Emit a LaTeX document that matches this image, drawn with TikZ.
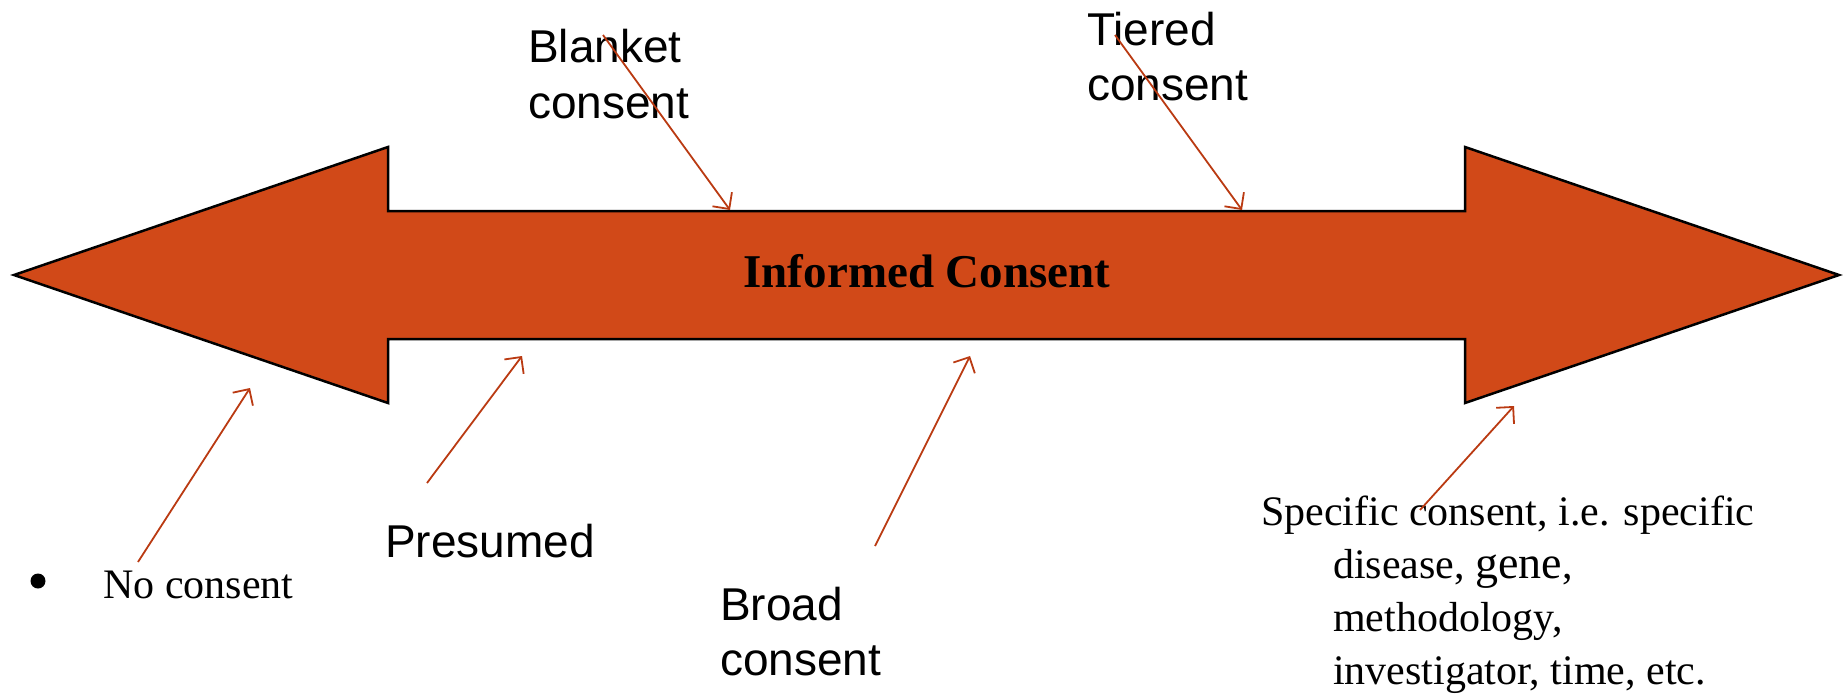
\documentclass[tikz,border=0pt]{standalone}
\usepackage{fontspec}
\setmainfont{Liberation Serif}
\setsansfont{Liberation Sans}
\usetikzlibrary{arrows.meta}
\definecolor{bandorange}{RGB}{209,73,24}
\definecolor{pointred}{RGB}{186,58,18}

\begin{document}
\begin{tikzpicture}[x=1pt, y=-1pt,
  sanslbl/.style={font=\sffamily\fontsize{46}{56}\selectfont, align=left, anchor=base west, inner sep=0pt},
  seriflbl/.style={font=\fontsize{42}{53}\selectfont, align=left, anchor=base west, inner sep=0pt},
  pointer/.style={pointred, line width=1.8pt, -{Straight Barb[length=12pt, width=24pt]}}]
  \useasboundingbox (0,0) rectangle (1847,699);

  % --- double-headed band ---
  \draw[line width=2.5pt, fill=bandorange]
    (14,275) -- (388,147) -- (388,211) -- (1465,211) -- (1465,147)
    -- (1839,275) -- (1465,403) -- (1465,339) -- (388,339) -- (388,403) -- cycle;
  \node[font=\bfseries\fontsize{47}{50}\selectfont, anchor=base, inner sep=0pt]
    (ic) at (927,287) {Informed Consent};

  % labels above and below the band (base = last line)
  \node[sanslbl] (blanket) at (528,118) {Blanket\\consent};
  \node[sanslbl, font=\sffamily\fontsize{46}{55}\selectfont] (tiered) at (1087,100) {Tiered\\consent};
  \node[sanslbl] (presumed) at (385,557) {Presumed};
  \node[sanslbl, font=\sffamily\fontsize{46}{55}\selectfont] (broad) at (720,675) {Broad\\consent};
  \node[circle, fill, inner sep=0pt, minimum size=15pt] (dot) at (38,581) {};
  \node[seriflbl] (none) at (103,598) {No consent};
  \node[seriflbl] (specific) at (1261,684)
    {Specific consent, i.e. specific\\
     \hspace*{72pt}disease, {\fontsize{46}{53}\selectfont gene},\\
     \hspace*{72pt}methodology,\\
     \hspace*{72pt}investigator, time, etc.};

  % pointer ends
  \coordinate (blanket-s) at (603,35);   \coordinate (blanket-t) at (730,210);
  \coordinate (tiered-s) at (1115,35);   \coordinate (tiered-t) at (1242,210);
  \coordinate (none-s) at (138,562);     \coordinate (none-t) at (250,388);
  \coordinate (presumed-s) at (427,483); \coordinate (presumed-t) at (522,356);
  \coordinate (broad-s) at (875,546);    \coordinate (broad-t) at (970,356);
  \coordinate (specific-s) at (1420,510); \coordinate (specific-t) at (1514,406);

  \foreach \p in {blanket, tiered, none, presumed, broad, specific}
    \draw[pointer] (\p-s) -- (\p-t);
\end{tikzpicture}
\end{document}
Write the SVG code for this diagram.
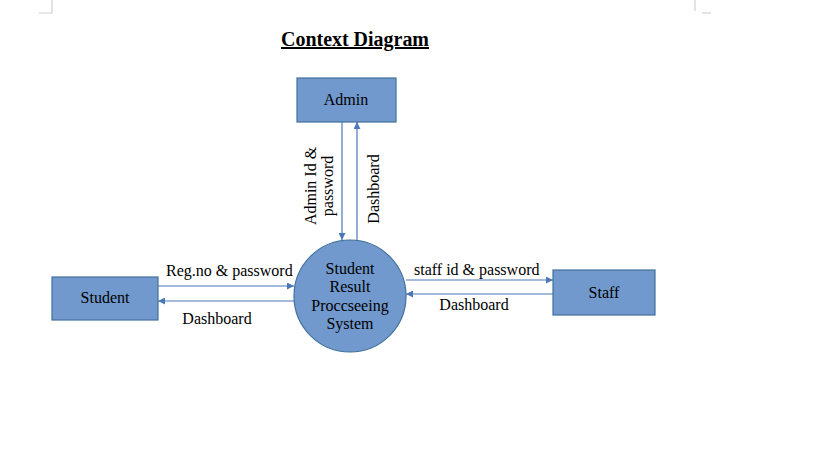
<svg xmlns="http://www.w3.org/2000/svg" width="819" height="460" viewBox="0 0 819 460">
<style>
.box{fill:#7199cd;stroke:#41719c;stroke-width:1.2}
.t{font-family:"Liberation Serif","Times New Roman",serif;font-size:16px;fill:#000}
.c{text-anchor:middle}
.ln{stroke:#4a78b8;stroke-width:1.2;fill:none}
.mark{stroke:#d0d0d0;stroke-width:1.2;fill:none}
</style>
<defs>
<marker id="ah" viewBox="0 0 10 10" refX="10" refY="5" markerWidth="7" markerHeight="7" orient="auto" markerUnits="userSpaceOnUse">
<path d="M0,0 L10,5 L0,10 z" fill="#4a78b8"/>
</marker>
</defs>
<rect width="819" height="460" fill="#fff"/>
<g id="page-marks">
<path class="mark" d="M52,0 V13 H39"/>
<path class="mark" d="M695,0 V11"/>
<path class="mark" d="M702,13 H711"/>
</g>
<g id="title">
<text x="355" y="46" class="t c" style="font-size:20px;font-weight:bold;text-decoration:underline" textLength="148" lengthAdjust="spacingAndGlyphs">Context Diagram</text>
</g>
<g id="connectors">
<line class="ln" x1="342" y1="122" x2="342" y2="240" marker-end="url(#ah)"/>
<line class="ln" x1="357" y1="241" x2="357" y2="122" marker-end="url(#ah)"/>
<line class="ln" x1="158" y1="286" x2="294" y2="286" marker-end="url(#ah)"/>
<line class="ln" x1="295" y1="301" x2="158" y2="301" marker-end="url(#ah)"/>
<line class="ln" x1="406" y1="280" x2="553" y2="280" marker-end="url(#ah)"/>
<line class="ln" x1="553" y1="294" x2="406" y2="294" marker-end="url(#ah)"/>
<text class="t c" transform="translate(316,186) rotate(-90)">Admin Id &amp;</text>
<text class="t c" transform="translate(333,186) rotate(-90)">password</text>
<text class="t c" transform="translate(379,189) rotate(-90)">Dashboard</text>
<text class="t" x="166" y="276">Reg.no &amp; password</text>
<text class="t c" x="217" y="324">Dashboard</text>
<text class="t" x="414" y="275">staff id &amp; password</text>
<text class="t c" x="474" y="310">Dashboard</text>
</g>
<g id="admin">
<rect class="box" x="297" y="78" width="99" height="44"/>
<text class="t c" x="346" y="105">Admin</text>
</g>
<g id="student">
<rect class="box" x="52" y="277" width="106" height="43"/>
<text class="t c" x="105" y="303">Student</text>
</g>
<g id="staff">
<rect class="box" x="553" y="270" width="102" height="45"/>
<text class="t c" x="604" y="298">Staff</text>
</g>
<g id="system">
<circle class="box" cx="350" cy="296" r="56"/>
<text class="t c" x="350" y="274">Student</text>
<text class="t c" x="350" y="292">Result</text>
<text class="t c" x="350" y="311">Proccseeing</text>
<text class="t c" x="350" y="329">System</text>
</g>
</svg>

◇ ◇ ◇ ◇ ◇

Copy the material above exactly and drop the pictures.

Task solution:
Emit a LaTeX document that matches this image, drawn with TikZ.
\documentclass[tikz,border=0pt]{standalone}
\usepackage{fontspec}
\setmainfont{Liberation Serif}
\setsansfont{Liberation Sans}
\usetikzlibrary{arrows.meta}
\definecolor{bandorange}{RGB}{209,73,24}
\definecolor{pointred}{RGB}{186,58,18}

\begin{document}
\begin{tikzpicture}[x=1pt, y=-1pt,
  sanslbl/.style={font=\sffamily\fontsize{46}{56}\selectfont, align=left, anchor=base west, inner sep=0pt},
  seriflbl/.style={font=\fontsize{42}{53}\selectfont, align=left, anchor=base west, inner sep=0pt},
  pointer/.style={pointred, line width=1.8pt, -{Straight Barb[length=12pt, width=24pt]}}]
  \useasboundingbox (0,0) rectangle (1847,699);

  % --- double-headed band ---
  \draw[line width=2.5pt, fill=bandorange]
    (14,275) -- (388,147) -- (388,211) -- (1465,211) -- (1465,147)
    -- (1839,275) -- (1465,403) -- (1465,339) -- (388,339) -- (388,403) -- cycle;
  \node[font=\bfseries\fontsize{47}{50}\selectfont, anchor=base, inner sep=0pt]
    (ic) at (927,287) {Informed Consent};

  % labels above and below the band (base = last line)
  \node[sanslbl] (blanket) at (528,118) {Blanket\\consent};
  \node[sanslbl, font=\sffamily\fontsize{46}{55}\selectfont] (tiered) at (1087,100) {Tiered\\consent};
  \node[sanslbl] (presumed) at (385,557) {Presumed};
  \node[sanslbl, font=\sffamily\fontsize{46}{55}\selectfont] (broad) at (720,675) {Broad\\consent};
  \node[circle, fill, inner sep=0pt, minimum size=15pt] (dot) at (38,581) {};
  \node[seriflbl] (none) at (103,598) {No consent};
  \node[seriflbl] (specific) at (1261,684)
    {Specific consent, i.e. specific\\
     \hspace*{72pt}disease, {\fontsize{46}{53}\selectfont gene},\\
     \hspace*{72pt}methodology,\\
     \hspace*{72pt}investigator, time, etc.};

  % pointer ends
  \coordinate (blanket-s) at (603,35);   \coordinate (blanket-t) at (730,210);
  \coordinate (tiered-s) at (1115,35);   \coordinate (tiered-t) at (1242,210);
  \coordinate (none-s) at (138,562);     \coordinate (none-t) at (250,388);
  \coordinate (presumed-s) at (427,483); \coordinate (presumed-t) at (522,356);
  \coordinate (broad-s) at (875,546);    \coordinate (broad-t) at (970,356);
  \coordinate (specific-s) at (1420,510); \coordinate (specific-t) at (1514,406);

  \foreach \p in {blanket, tiered, none, presumed, broad, specific}
    \draw[pointer] (\p-s) -- (\p-t);
\end{tikzpicture}
\end{document}
Write the SVG code for this diagram.
<svg xmlns="http://www.w3.org/2000/svg" width="819" height="460" viewBox="0 0 819 460">
<style>
.box{fill:#7199cd;stroke:#41719c;stroke-width:1.2}
.t{font-family:"Liberation Serif","Times New Roman",serif;font-size:16px;fill:#000}
.c{text-anchor:middle}
.ln{stroke:#4a78b8;stroke-width:1.2;fill:none}
.mark{stroke:#d0d0d0;stroke-width:1.2;fill:none}
</style>
<defs>
<marker id="ah" viewBox="0 0 10 10" refX="10" refY="5" markerWidth="7" markerHeight="7" orient="auto" markerUnits="userSpaceOnUse">
<path d="M0,0 L10,5 L0,10 z" fill="#4a78b8"/>
</marker>
</defs>
<rect width="819" height="460" fill="#fff"/>
<g id="page-marks">
<path class="mark" d="M52,0 V13 H39"/>
<path class="mark" d="M695,0 V11"/>
<path class="mark" d="M702,13 H711"/>
</g>
<g id="title">
<text x="355" y="46" class="t c" style="font-size:20px;font-weight:bold;text-decoration:underline" textLength="148" lengthAdjust="spacingAndGlyphs">Context Diagram</text>
</g>
<g id="connectors">
<line class="ln" x1="342" y1="122" x2="342" y2="240" marker-end="url(#ah)"/>
<line class="ln" x1="357" y1="241" x2="357" y2="122" marker-end="url(#ah)"/>
<line class="ln" x1="158" y1="286" x2="294" y2="286" marker-end="url(#ah)"/>
<line class="ln" x1="295" y1="301" x2="158" y2="301" marker-end="url(#ah)"/>
<line class="ln" x1="406" y1="280" x2="553" y2="280" marker-end="url(#ah)"/>
<line class="ln" x1="553" y1="294" x2="406" y2="294" marker-end="url(#ah)"/>
<text class="t c" transform="translate(316,186) rotate(-90)">Admin Id &amp;</text>
<text class="t c" transform="translate(333,186) rotate(-90)">password</text>
<text class="t c" transform="translate(379,189) rotate(-90)">Dashboard</text>
<text class="t" x="166" y="276">Reg.no &amp; password</text>
<text class="t c" x="217" y="324">Dashboard</text>
<text class="t" x="414" y="275">staff id &amp; password</text>
<text class="t c" x="474" y="310">Dashboard</text>
</g>
<g id="admin">
<rect class="box" x="297" y="78" width="99" height="44"/>
<text class="t c" x="346" y="105">Admin</text>
</g>
<g id="student">
<rect class="box" x="52" y="277" width="106" height="43"/>
<text class="t c" x="105" y="303">Student</text>
</g>
<g id="staff">
<rect class="box" x="553" y="270" width="102" height="45"/>
<text class="t c" x="604" y="298">Staff</text>
</g>
<g id="system">
<circle class="box" cx="350" cy="296" r="56"/>
<text class="t c" x="350" y="274">Student</text>
<text class="t c" x="350" y="292">Result</text>
<text class="t c" x="350" y="311">Proccseeing</text>
<text class="t c" x="350" y="329">System</text>
</g>
</svg>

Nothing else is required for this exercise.